Using this result, fix a basis $\beta=(v_1,\ldots,v_n)$ for $V$, and a basis $\gamma=(w_1,\ldots,w_m)$ for $W$. Let $\delta_{ij}\colon V\to W$ be the unique linear transformation such that $$\delta_{ij}(v_k) = \left\{\begin{array}{lcl} w_j &&\text{if }k=i;\\ 0&&\text{otherwise.} \end{array}\right.$$

A linear transformation $T\colon V\to W$ is completely determined by what it does to $v_1,\ldots,v_n$. And each $T(v_i)$ can be expressed as a vector in $\gamma$-coordinates, $[T(v_i)]_{\gamma}=(\alpha_{i1},\ldots,\alpha_{im})$. Then it is straightforward to verify that $$T = \sum_{i=1}^n\sum_{j=1}^m \alpha_{ij}\delta_{ij}$$ by comparing what the sum does to each basis vector $v_i$. Thus, the linear transformations $\delta_{ij}$ span $\mathcal{L}(V,W)$. It is now also easy to verify that they are linearly independent, since if a sum $$\sum_{i=1}^n\sum_{j=1}^m \alpha_{ij}\delta_{ij}$$ is the zero linear transformation, then evaluating it at a $v_{i_0}$ gives that $$0 = \alpha_{i_01}w_1+\cdots +\alpha_{i_0m}w_m,$$ and by the linear independence of $(w_1,\ldots,w_m)$ we conclude that $\alpha_{i_01}=\cdots=\alpha_{i_0m}=0$. This holds for each value of $i$, so all the coefficients are zero, as desired.

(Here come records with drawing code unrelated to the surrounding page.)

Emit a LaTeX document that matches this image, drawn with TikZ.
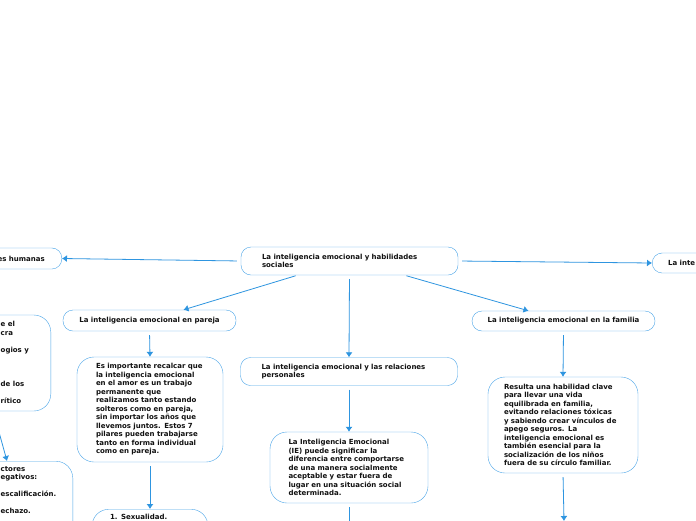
\documentclass[tikz,border=0pt]{standalone}
\usepackage{fontspec}
\setmainfont{DejaVu Sans}
\usetikzlibrary{arrows.meta, positioning}
\definecolor{MapBlue}{HTML}{2E95E0}
\definecolor{EdgeBlue}{HTML}{4AA5E8}
\definecolor{Ink}{HTML}{111111}
\tikzset{
  pill/.style={draw=EdgeBlue, thin, fill=white, rounded corners=10pt,
               inner sep=0pt, font=\fontsize{7}{8.5}\selectfont\bfseries,
               text=Ink},
  card/.style={draw=EdgeBlue, thin, fill=white, rounded corners=17pt,
               inner sep=0pt, font=\fontsize{7}{8.5}\selectfont\bfseries,
               text=Ink},
  cardtext/.style={inner sep=0pt, align=left, anchor=west,
                   font=\fontsize{7}{8.5}\selectfont\bfseries, text=Ink},
  maparrow/.style={-{Latex[length=5pt, width=7pt]}, draw=MapBlue, thick},
  mapline/.style={draw=MapBlue, thick},
}

\begin{document}
\begin{tikzpicture}[x=1pt, y=-1pt]
  \useasboundingbox (0,0) rectangle (696,520);
  \fill[white] (0,0) rectangle (696,520);
  \clip (0,0) rectangle (696,520);

  % centre of the map
  \node[pill, minimum width=217, minimum height=28, text width=175,
        align=left, inner xsep=21pt] (habil) at (349.5,261)
    {La inteligencia emocional y habilidades\\sociales};

  % first ring
  \node[pill, anchor=east, minimum width=130, minimum height=21,
        text width=96, align=right, inner xsep=17pt] (humanas) at (62,258.5)
    {es humanas};
  \node[pill, anchor=west, minimum width=130, minimum height=20,
        text width=98, align=left, inner xsep=16pt] (derecha) at (652,263)
    {La inte};
  \node[pill, minimum width=173, minimum height=21] (pareja) at (149.5,320.5)
    {La inteligencia emocional en pareja};
  \node[pill, minimum width=217, minimum height=28, text width=175,
        align=left, inner xsep=21pt] (relac) at (349,371.5)
    {La inteligencia emocional y las relaciones\\personales};
  \node[pill, minimum width=183, minimum height=20] (familia) at (563.5,321)
    {La inteligencia emocional en la familia};

  % second ring
  \node[card, minimum width=146, minimum height=105, text width=108,
        align=left, inner xsep=19pt] (parejatxt) at (150,409.5)
    {Es importante recalcar que\\la inteligencia emocional\\en el amor es un trabajo\\
     permanente que\\realizamos tanto estando\\solteros como en pareja,\\
     sin importar los años que\\llevemos juntos. Estos 7\\pilares pueden trabajarse\\
     tanto en forma individual\\como en pareja.};
  \node[card, minimum width=158, minimum height=71, text width=121,
        align=left, inner xsep=18pt] (relactxt) at (349,467.5)
    {La Inteligencia Emocional\\(IE) puede significar la\\diferencia entre comportarse\\
     de una manera socialmente\\aceptable y estar fuera de\\lugar en una situación social\\
     determinada.};
  \node[card, minimum width=150, minimum height=96, text width=118,
        align=left, inner xsep=16pt] (familiatxt) at (563,425)
    {Resulta una habilidad clave\\para llevar una vida\\equilibrada en familia,\\
     evitando relaciones tóxicas\\y sabiendo crear vínculos de\\apego seguros. La\\
     inteligencia emocional es\\también esencial para la\\socialización de los niños\\
     fuera de su círculo familiar.};
  \node[card, anchor=north, minimum width=108, minimum height=60,
        text width=80, align=left, inner xsep=18pt, inner ysep=5pt,
        text depth=48pt] (sexual) at (150,509)
    {1. Sexualidad.};

  % left column, cut by the frame
  \node[card, anchor=east, minimum width=110, minimum height=96] (izqA) at (51,363) {};
  \node[cardtext] (izqAtxt) at (0.5,362.5)
    {e el\\cra\\ \\ogios y\\ \\ \\ \\de los\\ \\rítico};
  \node[card, anchor=north east, minimum width=130, minimum height=90] (izqB) at (73,461) {};
  \node[cardtext, anchor=north west] (izqBtxt) at (0.5,466)
    {ctores\\egativos:\\ \\escalificación.\\ \\echazo.};

  % free ends beyond the frame
  \coordinate (fueraA) at (-6,414);
  \coordinate (fueraB) at (349,540);
  \coordinate (fueraC) at (564,521);

  % connectors
  \draw[maparrow, shorten <=4pt] (habil.west) -- (humanas.east);
  \draw[maparrow, shorten <=4pt] (habil.east) -- (derecha.west);
  \draw[maparrow, shorten <=2pt] ([xshift=-52pt]habil.south) -- ([xshift=34pt]pareja.north);
  \draw[maparrow, shorten <=4pt] (habil.south) -- (relac.north);
  \draw[maparrow, shorten <=2pt] ([xshift=55pt]habil.south) -- ([xshift=-35pt]familia.north);
  \draw[maparrow, shorten <=4pt] (pareja.south) -- (parejatxt.north);
  \draw[maparrow, shorten <=4pt] (relac.south) -- (relactxt.north);
  \draw[maparrow, shorten <=4pt] (familia.south) -- (familiatxt.north);
  \draw[maparrow, shorten <=4pt] (parejatxt.south) -- (sexual.north);
  \draw[mapline, shorten <=4pt] (relactxt.south) -- (fueraB);
  \draw[maparrow, shorten <=4pt] (familiatxt.south) -- (fueraC);
  \draw[maparrow] (fueraA) -- ([xshift=-66pt]izqB.north east);
\end{tikzpicture}
\end{document}
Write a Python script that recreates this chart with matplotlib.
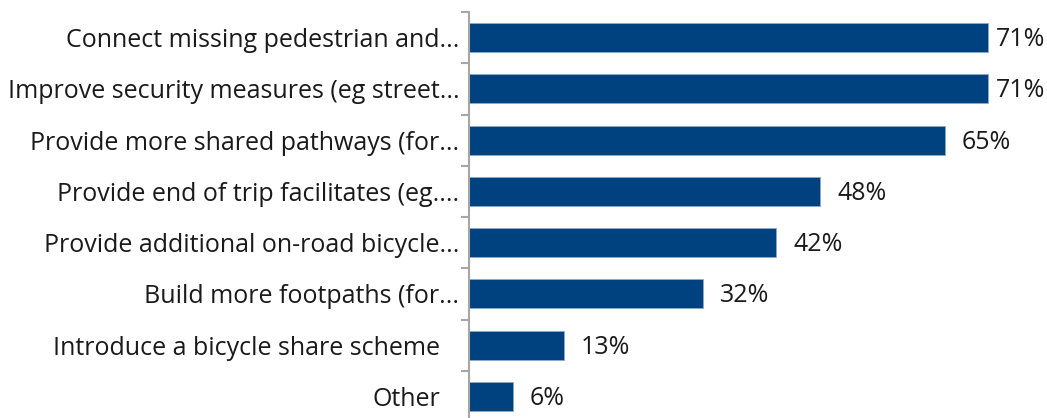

In short, a basis for $\mathcal{L}(V,W)$ when $V$ and $W$ are finite dimensional (in fact, it suffices for $V$ to be finite dimensional when $W$ has a basis) is obtained by fixing a basis $\beta$ for $V$, a basis $\gamma$ for $W$, and taking for each $v\in \beta$ and $w\in \gamma$ the linear transformation that sends $v$ to $w$ and all other vectors in $\beta$ to $0$.